Entries with chart source code
☆ ☆ ☆ ☆ ☆
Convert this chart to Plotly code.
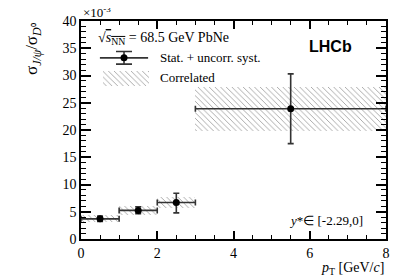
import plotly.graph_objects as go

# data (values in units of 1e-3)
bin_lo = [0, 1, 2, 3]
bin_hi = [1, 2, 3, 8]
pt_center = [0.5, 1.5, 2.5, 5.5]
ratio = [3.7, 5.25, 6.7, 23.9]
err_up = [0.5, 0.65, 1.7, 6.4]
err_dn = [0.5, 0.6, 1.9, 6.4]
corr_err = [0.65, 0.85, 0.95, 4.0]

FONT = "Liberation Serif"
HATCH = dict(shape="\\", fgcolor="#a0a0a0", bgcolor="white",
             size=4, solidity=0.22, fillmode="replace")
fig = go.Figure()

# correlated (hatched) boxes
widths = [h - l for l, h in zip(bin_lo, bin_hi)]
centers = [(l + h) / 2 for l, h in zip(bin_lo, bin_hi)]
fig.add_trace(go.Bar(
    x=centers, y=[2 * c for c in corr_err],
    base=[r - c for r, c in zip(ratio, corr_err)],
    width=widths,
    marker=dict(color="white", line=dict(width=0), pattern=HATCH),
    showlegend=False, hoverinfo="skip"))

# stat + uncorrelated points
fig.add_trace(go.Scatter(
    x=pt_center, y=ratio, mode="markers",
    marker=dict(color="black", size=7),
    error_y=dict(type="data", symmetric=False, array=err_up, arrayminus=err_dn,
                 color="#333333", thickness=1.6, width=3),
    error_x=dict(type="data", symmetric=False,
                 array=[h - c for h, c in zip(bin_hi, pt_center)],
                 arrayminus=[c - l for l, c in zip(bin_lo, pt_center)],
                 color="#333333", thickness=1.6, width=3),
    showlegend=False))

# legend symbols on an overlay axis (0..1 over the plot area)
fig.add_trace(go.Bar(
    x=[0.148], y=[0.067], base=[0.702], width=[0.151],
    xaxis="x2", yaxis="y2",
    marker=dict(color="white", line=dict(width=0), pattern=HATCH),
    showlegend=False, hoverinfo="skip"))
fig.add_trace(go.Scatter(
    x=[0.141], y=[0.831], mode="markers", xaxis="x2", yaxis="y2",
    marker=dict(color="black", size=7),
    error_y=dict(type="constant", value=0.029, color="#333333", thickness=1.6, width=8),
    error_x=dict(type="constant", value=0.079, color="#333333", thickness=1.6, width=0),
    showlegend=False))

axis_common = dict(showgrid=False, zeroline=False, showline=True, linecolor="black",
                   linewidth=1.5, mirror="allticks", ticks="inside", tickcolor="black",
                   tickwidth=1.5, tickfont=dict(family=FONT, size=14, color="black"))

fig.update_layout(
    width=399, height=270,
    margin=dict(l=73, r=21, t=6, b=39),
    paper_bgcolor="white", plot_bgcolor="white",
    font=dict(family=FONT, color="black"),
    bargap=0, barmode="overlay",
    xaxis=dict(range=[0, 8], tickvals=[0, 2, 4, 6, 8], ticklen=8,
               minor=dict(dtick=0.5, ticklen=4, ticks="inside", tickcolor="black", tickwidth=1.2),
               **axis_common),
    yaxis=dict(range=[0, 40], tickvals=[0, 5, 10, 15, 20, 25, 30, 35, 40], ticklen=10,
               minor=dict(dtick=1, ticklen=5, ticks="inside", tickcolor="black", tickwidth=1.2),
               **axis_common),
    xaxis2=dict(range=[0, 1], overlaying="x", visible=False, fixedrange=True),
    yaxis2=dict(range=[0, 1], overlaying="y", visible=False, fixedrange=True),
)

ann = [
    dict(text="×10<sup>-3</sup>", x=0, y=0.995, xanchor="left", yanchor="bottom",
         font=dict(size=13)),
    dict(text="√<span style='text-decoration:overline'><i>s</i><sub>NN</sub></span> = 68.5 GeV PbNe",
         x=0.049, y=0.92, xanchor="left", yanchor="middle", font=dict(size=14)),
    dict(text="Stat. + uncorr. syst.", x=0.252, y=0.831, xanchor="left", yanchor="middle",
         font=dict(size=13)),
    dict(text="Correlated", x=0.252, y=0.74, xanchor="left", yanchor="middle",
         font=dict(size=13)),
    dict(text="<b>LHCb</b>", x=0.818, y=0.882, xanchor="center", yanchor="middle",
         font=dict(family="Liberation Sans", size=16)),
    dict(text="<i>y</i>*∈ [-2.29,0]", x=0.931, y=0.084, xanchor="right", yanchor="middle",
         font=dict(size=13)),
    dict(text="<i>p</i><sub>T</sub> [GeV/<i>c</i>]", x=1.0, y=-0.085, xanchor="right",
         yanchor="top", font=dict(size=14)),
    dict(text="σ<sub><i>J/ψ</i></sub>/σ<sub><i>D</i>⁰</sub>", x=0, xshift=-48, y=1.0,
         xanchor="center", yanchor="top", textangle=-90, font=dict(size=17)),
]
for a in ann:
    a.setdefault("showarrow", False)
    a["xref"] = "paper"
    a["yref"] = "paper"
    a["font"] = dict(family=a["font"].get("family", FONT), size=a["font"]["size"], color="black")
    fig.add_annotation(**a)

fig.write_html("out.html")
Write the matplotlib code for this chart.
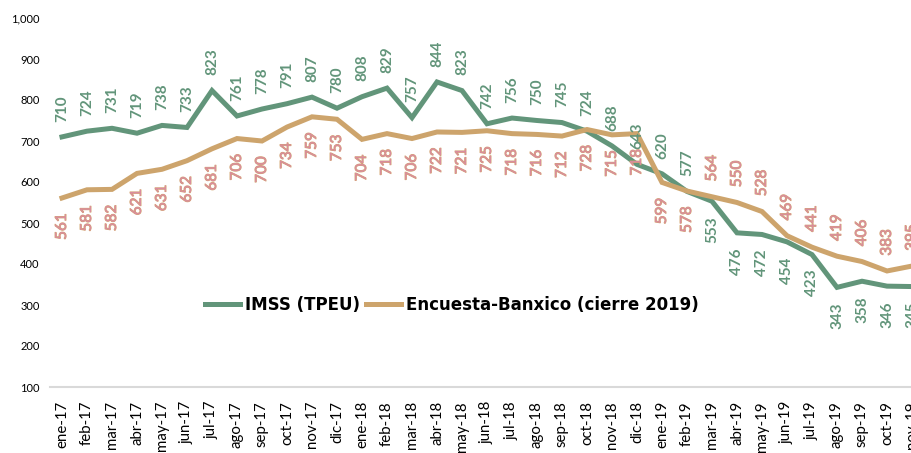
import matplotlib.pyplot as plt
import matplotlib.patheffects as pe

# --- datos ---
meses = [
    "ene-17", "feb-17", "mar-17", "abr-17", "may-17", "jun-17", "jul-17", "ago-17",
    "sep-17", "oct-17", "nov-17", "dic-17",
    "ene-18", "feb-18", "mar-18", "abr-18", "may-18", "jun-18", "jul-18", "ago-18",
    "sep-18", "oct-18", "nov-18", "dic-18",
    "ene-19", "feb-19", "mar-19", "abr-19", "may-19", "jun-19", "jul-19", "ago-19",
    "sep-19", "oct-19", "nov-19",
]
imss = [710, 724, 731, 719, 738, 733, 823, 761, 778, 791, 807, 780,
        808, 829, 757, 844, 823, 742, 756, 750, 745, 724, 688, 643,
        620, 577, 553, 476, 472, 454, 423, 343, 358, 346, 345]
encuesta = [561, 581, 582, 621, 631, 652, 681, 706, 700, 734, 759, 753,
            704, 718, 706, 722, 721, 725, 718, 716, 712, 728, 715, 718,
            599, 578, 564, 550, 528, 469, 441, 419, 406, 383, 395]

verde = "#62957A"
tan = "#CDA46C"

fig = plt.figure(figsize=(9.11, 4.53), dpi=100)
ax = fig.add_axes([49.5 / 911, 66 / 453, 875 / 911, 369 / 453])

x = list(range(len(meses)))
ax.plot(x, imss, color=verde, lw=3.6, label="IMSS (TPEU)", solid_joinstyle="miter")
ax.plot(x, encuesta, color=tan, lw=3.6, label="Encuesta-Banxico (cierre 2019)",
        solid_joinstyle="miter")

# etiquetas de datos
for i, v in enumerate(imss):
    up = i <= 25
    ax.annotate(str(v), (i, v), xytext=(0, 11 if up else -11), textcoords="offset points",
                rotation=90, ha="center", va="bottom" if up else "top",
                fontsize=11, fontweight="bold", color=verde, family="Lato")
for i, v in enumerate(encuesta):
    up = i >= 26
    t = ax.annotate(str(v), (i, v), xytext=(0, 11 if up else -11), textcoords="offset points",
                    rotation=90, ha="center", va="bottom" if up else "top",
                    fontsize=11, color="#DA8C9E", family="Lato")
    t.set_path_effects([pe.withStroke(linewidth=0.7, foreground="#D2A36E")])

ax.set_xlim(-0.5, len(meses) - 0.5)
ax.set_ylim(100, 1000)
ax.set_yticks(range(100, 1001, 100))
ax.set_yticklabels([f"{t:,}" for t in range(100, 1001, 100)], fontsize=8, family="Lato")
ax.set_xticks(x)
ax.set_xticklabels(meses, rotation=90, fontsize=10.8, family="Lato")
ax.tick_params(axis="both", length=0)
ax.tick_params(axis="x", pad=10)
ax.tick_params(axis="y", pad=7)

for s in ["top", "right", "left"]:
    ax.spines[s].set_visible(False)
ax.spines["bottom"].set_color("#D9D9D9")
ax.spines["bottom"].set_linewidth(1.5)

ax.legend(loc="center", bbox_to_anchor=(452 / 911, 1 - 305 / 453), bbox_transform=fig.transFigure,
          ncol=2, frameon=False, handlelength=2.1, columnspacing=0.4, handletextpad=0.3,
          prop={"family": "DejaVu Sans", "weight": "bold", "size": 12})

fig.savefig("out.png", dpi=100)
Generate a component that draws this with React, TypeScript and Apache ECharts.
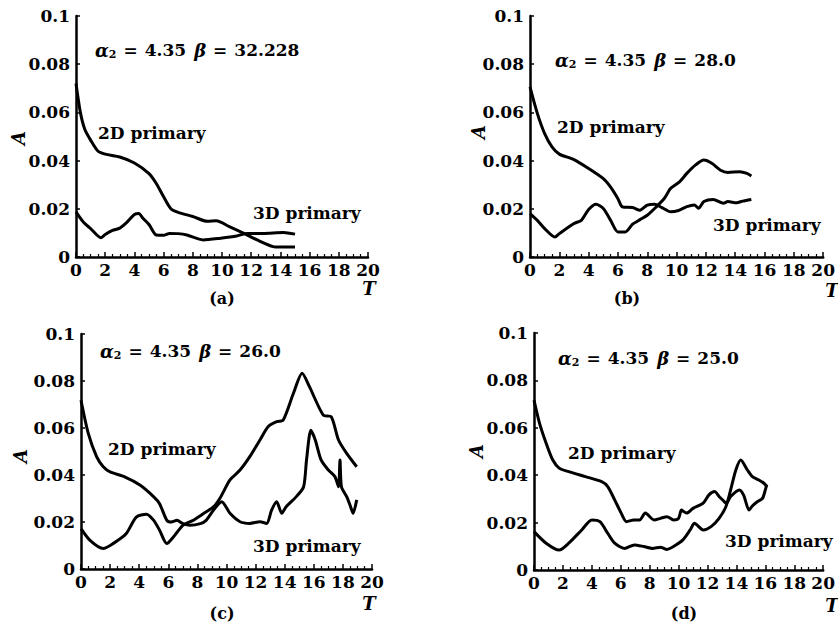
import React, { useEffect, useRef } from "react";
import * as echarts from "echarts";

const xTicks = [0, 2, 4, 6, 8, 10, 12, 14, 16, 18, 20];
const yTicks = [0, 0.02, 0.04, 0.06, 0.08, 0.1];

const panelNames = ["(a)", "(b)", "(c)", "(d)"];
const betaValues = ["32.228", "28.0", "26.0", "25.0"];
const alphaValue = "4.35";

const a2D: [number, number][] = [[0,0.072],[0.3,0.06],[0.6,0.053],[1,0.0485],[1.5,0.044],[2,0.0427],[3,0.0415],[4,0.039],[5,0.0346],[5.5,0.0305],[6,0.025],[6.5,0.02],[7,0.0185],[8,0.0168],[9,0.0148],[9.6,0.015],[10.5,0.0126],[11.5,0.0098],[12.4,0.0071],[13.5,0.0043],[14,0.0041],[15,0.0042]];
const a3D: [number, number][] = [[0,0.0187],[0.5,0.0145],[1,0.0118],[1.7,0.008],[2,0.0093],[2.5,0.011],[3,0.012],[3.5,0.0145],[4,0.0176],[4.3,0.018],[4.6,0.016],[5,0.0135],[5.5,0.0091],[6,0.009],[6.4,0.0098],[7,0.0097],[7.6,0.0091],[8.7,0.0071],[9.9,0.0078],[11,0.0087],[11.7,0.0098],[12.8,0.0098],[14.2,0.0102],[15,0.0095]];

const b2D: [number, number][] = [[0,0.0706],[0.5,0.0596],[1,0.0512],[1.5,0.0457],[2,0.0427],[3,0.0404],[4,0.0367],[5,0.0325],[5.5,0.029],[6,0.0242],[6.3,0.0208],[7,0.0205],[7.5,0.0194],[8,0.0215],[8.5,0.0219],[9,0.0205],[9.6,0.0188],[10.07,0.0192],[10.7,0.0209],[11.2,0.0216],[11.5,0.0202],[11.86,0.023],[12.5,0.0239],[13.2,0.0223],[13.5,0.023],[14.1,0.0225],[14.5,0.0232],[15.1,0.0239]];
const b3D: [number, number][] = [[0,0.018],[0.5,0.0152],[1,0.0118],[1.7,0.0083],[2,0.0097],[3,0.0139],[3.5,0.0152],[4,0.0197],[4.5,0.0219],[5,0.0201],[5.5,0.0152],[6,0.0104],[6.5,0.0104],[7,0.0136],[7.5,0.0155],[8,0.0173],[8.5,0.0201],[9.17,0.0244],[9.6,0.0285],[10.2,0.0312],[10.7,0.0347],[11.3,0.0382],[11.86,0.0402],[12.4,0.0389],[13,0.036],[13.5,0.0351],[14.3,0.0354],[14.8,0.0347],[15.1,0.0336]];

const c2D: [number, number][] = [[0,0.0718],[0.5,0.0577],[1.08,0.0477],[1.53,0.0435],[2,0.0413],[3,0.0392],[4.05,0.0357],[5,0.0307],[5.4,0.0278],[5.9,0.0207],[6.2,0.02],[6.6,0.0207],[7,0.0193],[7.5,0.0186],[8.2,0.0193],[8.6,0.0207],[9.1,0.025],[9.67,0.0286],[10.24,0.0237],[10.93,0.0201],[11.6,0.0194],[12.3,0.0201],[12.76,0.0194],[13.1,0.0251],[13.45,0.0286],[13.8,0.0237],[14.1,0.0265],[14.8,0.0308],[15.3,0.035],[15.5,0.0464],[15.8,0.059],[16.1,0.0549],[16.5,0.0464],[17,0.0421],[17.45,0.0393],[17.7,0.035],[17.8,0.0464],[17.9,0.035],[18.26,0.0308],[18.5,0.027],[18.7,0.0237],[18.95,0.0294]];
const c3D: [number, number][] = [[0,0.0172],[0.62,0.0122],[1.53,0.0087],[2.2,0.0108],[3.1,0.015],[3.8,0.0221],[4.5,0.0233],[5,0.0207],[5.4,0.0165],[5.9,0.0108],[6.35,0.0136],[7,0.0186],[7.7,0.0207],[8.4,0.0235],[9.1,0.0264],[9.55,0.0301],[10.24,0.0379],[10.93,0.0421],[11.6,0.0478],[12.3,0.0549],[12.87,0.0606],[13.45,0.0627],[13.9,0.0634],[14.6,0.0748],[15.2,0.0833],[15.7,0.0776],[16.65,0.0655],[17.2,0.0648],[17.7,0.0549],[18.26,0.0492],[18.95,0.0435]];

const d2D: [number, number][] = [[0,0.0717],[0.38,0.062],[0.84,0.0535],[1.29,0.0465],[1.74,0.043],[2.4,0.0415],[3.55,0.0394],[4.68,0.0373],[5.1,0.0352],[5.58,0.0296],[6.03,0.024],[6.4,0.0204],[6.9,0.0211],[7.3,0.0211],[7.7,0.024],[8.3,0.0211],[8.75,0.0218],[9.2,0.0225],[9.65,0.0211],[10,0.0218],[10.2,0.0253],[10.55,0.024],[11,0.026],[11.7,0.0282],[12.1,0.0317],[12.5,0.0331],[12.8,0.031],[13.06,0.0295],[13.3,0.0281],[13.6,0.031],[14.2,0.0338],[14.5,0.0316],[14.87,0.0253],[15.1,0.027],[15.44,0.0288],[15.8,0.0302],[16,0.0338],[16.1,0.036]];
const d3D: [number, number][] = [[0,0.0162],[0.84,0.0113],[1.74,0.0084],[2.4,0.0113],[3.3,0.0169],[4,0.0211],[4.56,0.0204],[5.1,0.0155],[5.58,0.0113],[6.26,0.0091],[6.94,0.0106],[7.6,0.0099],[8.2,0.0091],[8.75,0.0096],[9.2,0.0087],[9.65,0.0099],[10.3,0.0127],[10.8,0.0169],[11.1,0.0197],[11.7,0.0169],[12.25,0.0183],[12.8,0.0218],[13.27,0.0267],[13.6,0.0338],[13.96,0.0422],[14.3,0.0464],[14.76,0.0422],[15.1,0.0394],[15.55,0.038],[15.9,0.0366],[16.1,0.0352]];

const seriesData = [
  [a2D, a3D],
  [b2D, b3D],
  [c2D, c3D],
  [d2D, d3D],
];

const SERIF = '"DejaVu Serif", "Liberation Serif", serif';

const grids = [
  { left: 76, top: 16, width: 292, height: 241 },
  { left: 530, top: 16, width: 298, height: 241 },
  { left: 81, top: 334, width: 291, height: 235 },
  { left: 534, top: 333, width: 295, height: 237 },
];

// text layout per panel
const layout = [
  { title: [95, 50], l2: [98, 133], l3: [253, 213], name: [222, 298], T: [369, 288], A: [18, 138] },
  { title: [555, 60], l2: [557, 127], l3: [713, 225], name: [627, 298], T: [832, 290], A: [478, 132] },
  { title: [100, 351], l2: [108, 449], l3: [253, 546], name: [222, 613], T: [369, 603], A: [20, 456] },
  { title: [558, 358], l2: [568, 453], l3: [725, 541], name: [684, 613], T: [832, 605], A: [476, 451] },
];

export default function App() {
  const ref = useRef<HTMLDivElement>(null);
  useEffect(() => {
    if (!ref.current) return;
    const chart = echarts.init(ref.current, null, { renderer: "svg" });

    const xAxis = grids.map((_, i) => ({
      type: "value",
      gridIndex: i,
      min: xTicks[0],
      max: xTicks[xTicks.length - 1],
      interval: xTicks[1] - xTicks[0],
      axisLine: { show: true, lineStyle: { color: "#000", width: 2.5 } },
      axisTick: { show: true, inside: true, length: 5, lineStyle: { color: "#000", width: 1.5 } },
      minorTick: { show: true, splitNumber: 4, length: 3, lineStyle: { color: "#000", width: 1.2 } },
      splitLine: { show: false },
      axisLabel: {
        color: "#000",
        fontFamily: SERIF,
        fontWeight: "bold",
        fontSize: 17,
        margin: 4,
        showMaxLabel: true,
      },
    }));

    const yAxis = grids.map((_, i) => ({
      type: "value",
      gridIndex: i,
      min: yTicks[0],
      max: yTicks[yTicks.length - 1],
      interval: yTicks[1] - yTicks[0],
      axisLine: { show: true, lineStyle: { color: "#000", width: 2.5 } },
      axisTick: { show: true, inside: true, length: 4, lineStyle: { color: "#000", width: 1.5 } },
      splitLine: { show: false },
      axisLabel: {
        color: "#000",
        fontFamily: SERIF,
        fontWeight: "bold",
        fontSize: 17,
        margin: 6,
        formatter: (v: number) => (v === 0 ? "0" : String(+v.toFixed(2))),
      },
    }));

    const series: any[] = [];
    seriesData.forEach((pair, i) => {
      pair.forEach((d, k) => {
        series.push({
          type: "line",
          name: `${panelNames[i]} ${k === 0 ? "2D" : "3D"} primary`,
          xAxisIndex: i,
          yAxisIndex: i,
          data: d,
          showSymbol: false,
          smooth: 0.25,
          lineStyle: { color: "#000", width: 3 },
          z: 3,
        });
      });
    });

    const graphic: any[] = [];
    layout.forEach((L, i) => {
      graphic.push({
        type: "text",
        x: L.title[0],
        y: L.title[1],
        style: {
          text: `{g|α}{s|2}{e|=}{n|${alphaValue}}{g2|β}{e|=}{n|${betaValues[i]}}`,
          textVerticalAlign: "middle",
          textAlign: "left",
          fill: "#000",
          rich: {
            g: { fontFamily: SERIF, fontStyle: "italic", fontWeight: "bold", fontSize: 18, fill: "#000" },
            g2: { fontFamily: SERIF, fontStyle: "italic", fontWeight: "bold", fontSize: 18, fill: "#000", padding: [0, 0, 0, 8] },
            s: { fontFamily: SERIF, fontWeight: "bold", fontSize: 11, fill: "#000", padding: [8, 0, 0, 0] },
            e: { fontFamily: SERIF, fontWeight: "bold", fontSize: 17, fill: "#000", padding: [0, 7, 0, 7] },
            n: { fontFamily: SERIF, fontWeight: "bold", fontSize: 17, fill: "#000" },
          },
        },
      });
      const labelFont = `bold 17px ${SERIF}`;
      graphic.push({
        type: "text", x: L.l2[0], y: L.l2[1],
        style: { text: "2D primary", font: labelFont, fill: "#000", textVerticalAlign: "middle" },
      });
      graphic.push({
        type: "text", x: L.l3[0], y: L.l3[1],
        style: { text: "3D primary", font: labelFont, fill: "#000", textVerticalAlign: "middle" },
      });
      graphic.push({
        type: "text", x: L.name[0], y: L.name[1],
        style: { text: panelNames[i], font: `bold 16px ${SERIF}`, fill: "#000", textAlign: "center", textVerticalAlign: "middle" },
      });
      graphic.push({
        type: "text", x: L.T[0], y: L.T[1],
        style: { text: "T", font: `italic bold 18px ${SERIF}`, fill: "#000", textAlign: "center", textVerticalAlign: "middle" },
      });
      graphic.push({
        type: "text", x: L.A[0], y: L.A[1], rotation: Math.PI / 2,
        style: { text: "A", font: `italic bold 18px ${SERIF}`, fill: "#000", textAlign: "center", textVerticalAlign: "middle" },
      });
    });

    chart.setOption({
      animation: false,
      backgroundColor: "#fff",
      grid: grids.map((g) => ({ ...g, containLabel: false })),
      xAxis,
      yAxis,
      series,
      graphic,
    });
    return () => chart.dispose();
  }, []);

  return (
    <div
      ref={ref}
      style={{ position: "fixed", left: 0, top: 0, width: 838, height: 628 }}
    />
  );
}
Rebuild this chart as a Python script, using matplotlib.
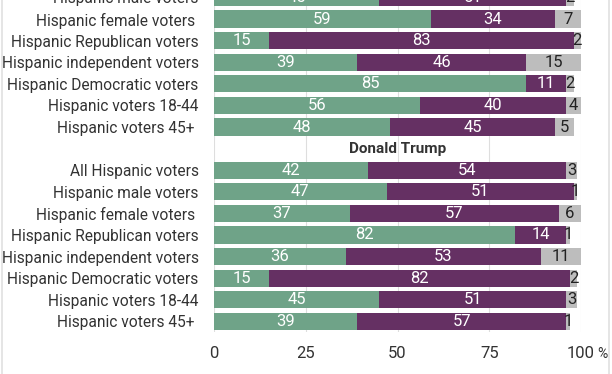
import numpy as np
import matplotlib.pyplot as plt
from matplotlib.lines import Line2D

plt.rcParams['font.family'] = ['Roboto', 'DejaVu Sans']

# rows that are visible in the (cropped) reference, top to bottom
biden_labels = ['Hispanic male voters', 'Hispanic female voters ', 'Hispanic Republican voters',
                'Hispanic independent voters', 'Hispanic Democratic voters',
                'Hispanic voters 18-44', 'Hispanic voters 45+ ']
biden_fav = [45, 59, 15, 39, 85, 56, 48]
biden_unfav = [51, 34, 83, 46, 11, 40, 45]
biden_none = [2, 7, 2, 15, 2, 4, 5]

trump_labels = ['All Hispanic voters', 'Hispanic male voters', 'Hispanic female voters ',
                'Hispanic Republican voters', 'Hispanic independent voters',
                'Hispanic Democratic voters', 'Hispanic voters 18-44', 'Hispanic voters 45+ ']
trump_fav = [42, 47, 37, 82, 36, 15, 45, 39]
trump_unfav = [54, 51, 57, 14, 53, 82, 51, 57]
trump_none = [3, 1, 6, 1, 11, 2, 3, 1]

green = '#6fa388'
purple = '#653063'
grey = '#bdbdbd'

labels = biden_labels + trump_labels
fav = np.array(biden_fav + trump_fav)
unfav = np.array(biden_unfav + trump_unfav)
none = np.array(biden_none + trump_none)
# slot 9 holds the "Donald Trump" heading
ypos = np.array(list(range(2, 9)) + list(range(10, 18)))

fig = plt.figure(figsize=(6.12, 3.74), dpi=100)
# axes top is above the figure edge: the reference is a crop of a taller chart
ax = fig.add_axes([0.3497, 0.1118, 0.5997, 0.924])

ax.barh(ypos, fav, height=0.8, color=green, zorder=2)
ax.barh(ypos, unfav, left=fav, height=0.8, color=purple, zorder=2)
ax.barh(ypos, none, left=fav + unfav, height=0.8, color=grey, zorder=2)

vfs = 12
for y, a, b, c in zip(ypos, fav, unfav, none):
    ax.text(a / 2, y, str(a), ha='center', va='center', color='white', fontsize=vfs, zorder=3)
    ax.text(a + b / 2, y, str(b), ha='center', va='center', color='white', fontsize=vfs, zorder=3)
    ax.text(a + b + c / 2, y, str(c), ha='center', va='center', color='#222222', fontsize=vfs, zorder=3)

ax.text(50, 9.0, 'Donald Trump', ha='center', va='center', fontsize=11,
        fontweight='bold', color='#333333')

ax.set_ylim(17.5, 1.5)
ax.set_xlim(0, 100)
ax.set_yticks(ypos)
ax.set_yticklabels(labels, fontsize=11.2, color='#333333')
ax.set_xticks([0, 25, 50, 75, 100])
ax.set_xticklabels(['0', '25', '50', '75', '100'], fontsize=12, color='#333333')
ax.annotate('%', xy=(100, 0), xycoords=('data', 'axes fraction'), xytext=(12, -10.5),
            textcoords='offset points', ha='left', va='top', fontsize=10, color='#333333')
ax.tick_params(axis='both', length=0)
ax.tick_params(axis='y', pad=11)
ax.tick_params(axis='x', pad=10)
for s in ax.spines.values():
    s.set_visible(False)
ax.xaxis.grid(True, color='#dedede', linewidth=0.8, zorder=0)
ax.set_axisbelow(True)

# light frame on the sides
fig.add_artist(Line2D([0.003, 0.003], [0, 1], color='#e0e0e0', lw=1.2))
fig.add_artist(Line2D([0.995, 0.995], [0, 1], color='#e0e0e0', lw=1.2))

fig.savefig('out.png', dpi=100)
☆ ☆ ☆ ☆ ☆
▶ Requirement: Repeat exactly and only the lines from the start of the data above through the line that holds "corr_err = [0.65, 0.85, 0.95, 4.0]", inclusive. Pictures do not belong in the copy.

▶ The response:
Convert this chart to Plotly code.
import plotly.graph_objects as go

# data (values in units of 1e-3)
bin_lo = [0, 1, 2, 3]
bin_hi = [1, 2, 3, 8]
pt_center = [0.5, 1.5, 2.5, 5.5]
ratio = [3.7, 5.25, 6.7, 23.9]
err_up = [0.5, 0.65, 1.7, 6.4]
err_dn = [0.5, 0.6, 1.9, 6.4]
corr_err = [0.65, 0.85, 0.95, 4.0]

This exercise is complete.